When at all these gates in this body there arises what is called light, illumination (prakāśa),-—i.e. the presence of antaḥ-karaṇa, of buddhi,—then we have what is called knowledge (jñāna).

When the light of know­ledge thus springs up, then, by that mark of knowledge, it may be known that Sattva is predominant.

The characteristic marks of predominant Rajas are these:

12. Greed, activity, the undertaking of works, unrest, desire,—these arise when Rajas is predomi­nant, O lord of the Bhāratas.

Shankara's commentary:

Greed: a desire to appropriate the property of another. ‘Activity', action in general. Unrest: giving vent to joy, attachment Ac. Desire-, thirst after all things in general.

These are the characteristic marks seen when Rajas is predominant.

13. Darkness, heedlessness, inertness, and error, —these arise when Tamas is predominant, O descendant of Kuru.

Shankara's commentary:

Darkness: absence of discrimination. Inertness: Extreme inactivity, the result of darkness. Heedlessness and error are also the effects of darkness.

Life after death as governed by the Guṇas.

Whatever result is obtained after death,—even that is caused by attachment and desire and is all due to the guṇas.

This is taught as follows:

14. If the embodied one meets death when Sattva is predominant, then he attains to the spot­less regions of the knowers of the Highest.

Shankara's commentary:

The embodied one: the Self. The Highest: the Mahat and the like principles (Tattvas).

15. Meeting death in Rajas, he is born among those attached to action; and, dying in Tamas, he is born in the wombs of the irrational.

Shankara's commentary:

If he meets death when Rajas is predominant, he is born among men, who are attached to action. The irrational: cattle and the like.

Here follows a summary of what has been taught in the preceding verses:

16. The fruit of good action, they say, is Sāttvic and pure; while the fruit of Rajas is pain, and ignorance is the fruit of Tamas.

Shankara's commentary:

Good action: Sāttvic action. They: the wise.

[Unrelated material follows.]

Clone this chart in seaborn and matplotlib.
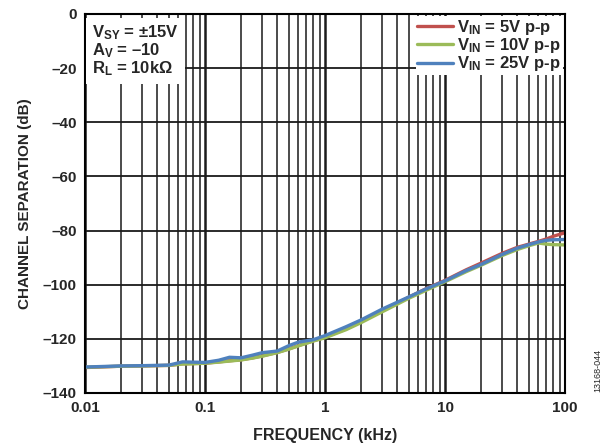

Rajas means Rājasic action, as this section treats of actions. The fruit of Rājasic actions is only pain, which is Rājasic; for, the effect should be consonant with the cause.

Tamas means Tāmasic action, a-dharma or sin.

The functions of the Guṇas summed up.

And what arises from the guṇas?

17. From Sattva arises wisdom, and greed from Rajas; heedlessness and error arise from Tamas, and also ignorance.

Shankara's commentary:

From Sattva: When Sattva asserts itself.


18. Those who follow Sattva go upwards; the Rājasic remain in the middle; and the Tāmasic, who follow in the course of the lowest gua, go downwards.

Shankara's commentary:

Those who follow the course of Sattva-guṇa will he born in the region of the Devas or the like.

The Rājasic will dwell among men; The Tāmasic—those who follow the course of Tamas, the lowest guṇa.—will go down, i.e., they will be born in the wombs of cattle and the like creatures.